I am in an unfamiliar place of peace at the moment. Maybe only in comparison to the despair and fear that overwhelmed me for so long. But, I am starting to get a glimpse of God's goodness to me. I did not want this pregnancy. I would never have picked this journey. But now that my third boy is on the way and is healthy, I want to sit in this moment of sunshine and thank God for directing my life in ways I would NEVER choose. Both good and bad. To take one I have to take the other. I am not saying my fear is gone or that I can totally trust Him with everything. But I do feel like He has blessed me with so much that I need to take this moment, at least, to thank Him and really try to trust more next time.
He is good to you too.
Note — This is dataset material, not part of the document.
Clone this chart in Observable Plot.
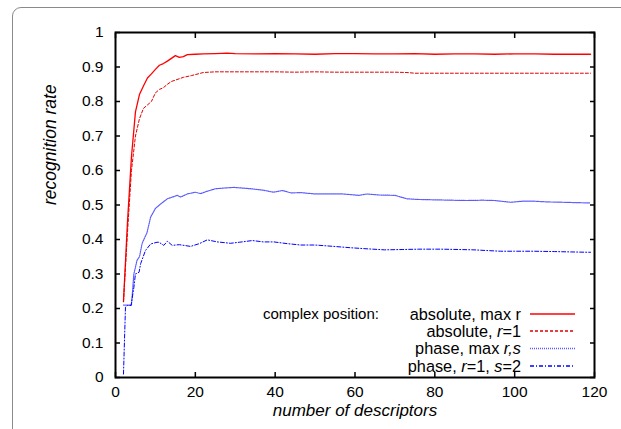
<!DOCTYPE html>
<html><head><meta charset="utf-8">
<script src="https://cdn.jsdelivr.net/npm/d3@7"></script>
<script src="https://cdn.jsdelivr.net/npm/@observablehq/plot@0.6"></script>
<style>
html,body{margin:0;padding:0;background:#fff;overflow:hidden;}
#wrap{position:relative;width:621px;height:429px;overflow:hidden;}
#border{position:absolute;left:12px;top:7px;width:700px;height:600px;border:1px solid #8a8a8a;border-radius:9px;}
#chart{position:absolute;left:0;top:0;}
</style></head><body>
<div id="wrap"><div id="border"></div><div id="chart"></div></div>
<script>
// ---- data ----
const absMaxX = [2,3,4,5,6,7,8,9,10,11,12,13,14,15,16,17,18,20,22,25,28,30,35,40,45,50,55,60,65,70,75,80,85,90,95,100,105,110,115,119];
const absMaxY = [0.22,0.45,0.64,0.77,0.82,0.845,0.868,0.88,0.893,0.905,0.91,0.917,0.925,0.933,0.928,0.93,0.936,0.937,0.938,0.939,0.940,0.939,0.938,0.939,0.938,0.937,0.939,0.939,0.938,0.938,0.939,0.937,0.938,0.938,0.937,0.938,0.938,0.937,0.937,0.937];

const absR1X = [2,3,4,5,6,7,8,9,10,11,12,13,14,15,17,19,20,22,25,30,35,40,45,50,55,60,65,70,73,75,80,85,90,95,100,105,110,115,119];
const absR1Y = [0.22,0.42,0.60,0.70,0.75,0.78,0.79,0.80,0.825,0.835,0.84,0.85,0.858,0.862,0.870,0.875,0.878,0.884,0.886,0.886,0.886,0.886,0.885,0.886,0.885,0.885,0.885,0.885,0.884,0.882,0.882,0.882,0.882,0.882,0.882,0.882,0.882,0.882,0.882];

const phaseMaxX = [2,2.5,3,4,4.6,5.4,6,6.7,7.9,8.8,10,11.3,13,15.5,16.3,18,20,21.3,23,25,27,29.6,32,34,37,39.6,41.8,44,46.4,50,54,57,61,63,66,70,73,76,80,84,88,92,95,99,102,105,108,112,115,119];
const phaseMaxY = [0.21,0.21,0.21,0.21,0.30,0.34,0.35,0.39,0.42,0.465,0.49,0.503,0.518,0.528,0.523,0.532,0.537,0.533,0.54,0.547,0.549,0.551,0.549,0.547,0.543,0.537,0.542,0.535,0.536,0.532,0.532,0.532,0.528,0.532,0.529,0.528,0.518,0.516,0.515,0.514,0.513,0.514,0.513,0.508,0.511,0.511,0.509,0.508,0.507,0.506];

const phaseR1S2X = [2,2.5,3,3.9,4.6,5,5.9,6.3,7.5,8.8,10.4,10.9,12.1,13,14.2,16,18.8,21,23,25.5,28.8,31,34.3,37,39.7,43,46.4,50,54.7,59,63,67.4,72,76,81.5,86,89.8,93,96.5,100,104.8,110,114,118.2,119];
const phaseR1S2Y = [0.01,0.204,0.209,0.209,0.261,0.30,0.305,0.33,0.368,0.387,0.392,0.392,0.383,0.395,0.383,0.385,0.380,0.388,0.399,0.393,0.389,0.392,0.397,0.393,0.393,0.388,0.384,0.384,0.380,0.376,0.373,0.370,0.371,0.372,0.372,0.371,0.370,0.368,0.366,0.366,0.366,0.365,0.364,0.363,0.363];

const xTicks = [0,20,40,60,80,100,120];
const yTicks = [0,0.1,0.2,0.3,0.4,0.5,0.6,0.7,0.8,0.9,1];
const yTickLabels = ["0","0.1","0.2","0.3","0.4","0.5","0.6","0.7","0.8","0.9","1"];

const xTitle = "number of descriptors";
const yTitle = "recognition rate";
const legendTitle = "complex position:";
const legendLabels = [
  [["absolute, max r", false]],
  [["absolute, ", false], ["r", true], ["=1", false]],
  [["phase, max ", false], ["r,s", true]],
  [["phase, ", false], ["r", true], ["=1, ", false], ["s", true], ["=2", false]]
];

// ---- styles ----
const seriesStyles = [
  {stroke: "#ff0000", strokeWidth: 1.3, dash: null},
  {stroke: "#e00000", strokeWidth: 1, dash: "3,2"},
  {stroke: "#5a5aff", strokeWidth: 1.2, dash: "1,1"},
  {stroke: "#0000ff", strokeWidth: 1, dash: "4,2,1,2"}
];
const seriesData = [
  absMaxX.map((x, i) => ({x, y: absMaxY[i]})),
  absR1X.map((x, i) => ({x, y: absR1Y[i]})),
  phaseMaxX.map((x, i) => ({x, y: phaseMaxY[i]})),
  phaseR1S2X.map((x, i) => ({x, y: phaseR1S2Y[i]}))
];

const W = 621, H = 429, mL = 115, mR = 27, mT = 32, mB = 52;
const font = "'Liberation Sans', Arial, Helvetica, sans-serif";

const chart = Plot.plot({
  width: W, height: H,
  marginLeft: mL, marginRight: mR, marginTop: mT, marginBottom: mB,
  style: {fontFamily: font, fontSize: "15px", background: "transparent", color: "#000", overflow: "visible"},
  x: {domain: [0, 120], label: null},
  y: {domain: [0, 1], label: null},
  marks: [
    ...seriesData.map((d, i) => Plot.line(d, {
      x: "x", y: "y",
      stroke: seriesStyles[i].stroke,
      strokeWidth: seriesStyles[i].strokeWidth,
      strokeDasharray: seriesStyles[i].dash
    })),
    Plot.axisX(xTicks, {anchor: "bottom", tickSize: -5, tickPadding: 13, strokeWidth: 1.5, fontSize: 15.5, label: null}),
    Plot.axisX(xTicks, {anchor: "top", tickSize: -5, tickFormat: () => "", strokeWidth: 1.5, label: null}),
    Plot.axisY(yTicks, {anchor: "left", tickSize: -5, tickPadding: 17, strokeWidth: 1.5, fontSize: 15.5, label: null,
      tickFormat: (d) => yTickLabels[yTicks.indexOf(d)]}),
    Plot.axisY(yTicks, {anchor: "right", tickSize: -5, tickFormat: () => "", strokeWidth: 1.5, label: null}),
    Plot.frame({stroke: "#000", strokeWidth: 2}),
    Plot.text([xTitle], {frameAnchor: "bottom", dy: 38, text: (d) => d, fontStyle: "italic", fontSize: 17}),
    Plot.text([yTitle], {frameAnchor: "left", dx: -65, rotate: -90, text: (d) => d, fontStyle: "italic", fontSize: 17.5})
  ]
});
document.getElementById("chart").appendChild(chart);

// ---- legend (inside frame, bottom right) ----
const svg = d3.select(chart);
const frameRight = W - mR, frameBottom = H - mB;
const rowY = [frameBottom - 63, frameBottom - 46, frameBottom - 28.5, frameBottom - 11];
const lg = svg.append("g")
  .style("font-family", font).style("font-size", "16.3px").style("fill", "#000");
lg.append("text").attr("x", 263).attr("y", rowY[0]).attr("dy", "0.35em")
  .style("text-anchor", "start").style("font-size", "15px").text(legendTitle);
legendLabels.forEach((parts, i) => {
  const t = lg.append("text").attr("x", frameRight - 73).attr("y", rowY[i]).attr("dy", "0.35em")
    .style("text-anchor", "end");
  parts.forEach(([s, it]) => t.append("tspan").style("font-style", it ? "italic" : "normal").text(s));
  lg.append("line").attr("x1", frameRight - 64).attr("x2", frameRight - 19)
    .attr("y1", rowY[i]).attr("y2", rowY[i])
    .attr("stroke", seriesStyles[i].stroke).attr("stroke-width", seriesStyles[i].strokeWidth + 0.3)
    .attr("stroke-dasharray", seriesStyles[i].dash);
});
</script>
</body></html>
It doesn't always feel that way. And this season may be one of quesioning and fear for you. Let those of us who know that season well walk with you through it and give you a glimpse of the sunshine on the other side.
Love you!
I appreciate your honesty! Many of us think we ARE trusting God when really, we have wrested control for ourselves.
I'm sure you are right where God wants you. Confession of our failings and our needs are always the first step!
Blessings--
Jeanne
...IS always the first step...
i think we did that trustfall at an IV retreat one time. ?
my problem with all this is just not knowing what it looks like to "trust God". i know I'm supposed to do it, but then what?
i like how you break it down in your own life though, I can related to the specific control issues you mentioned. i guess its the little things where the rubber meets the road.
Ah. I cannot. Do. The trust fall. I can't make my body do it. Not even once. Hate it.
I hear what you're saying. Since I was a little kid, I see God taking me on a journey like a spiral - each time around, it is so scary and painful and hard - but then, you do come around, and realize that even in the pain he was there. Then, you go around again. In some ways, it is easier because you know the circle will complete, and you know he'll still be there. But the path is still dark.
And, while we can rejoice that God is good, that he is faithful, that he is worthy of submission and, in fact, that there will be no lasting peace or joy outside of this submission, there's still the fact that he can be all this...and life can still really really really hurt.
So, I hear you. Eyes open, heart open.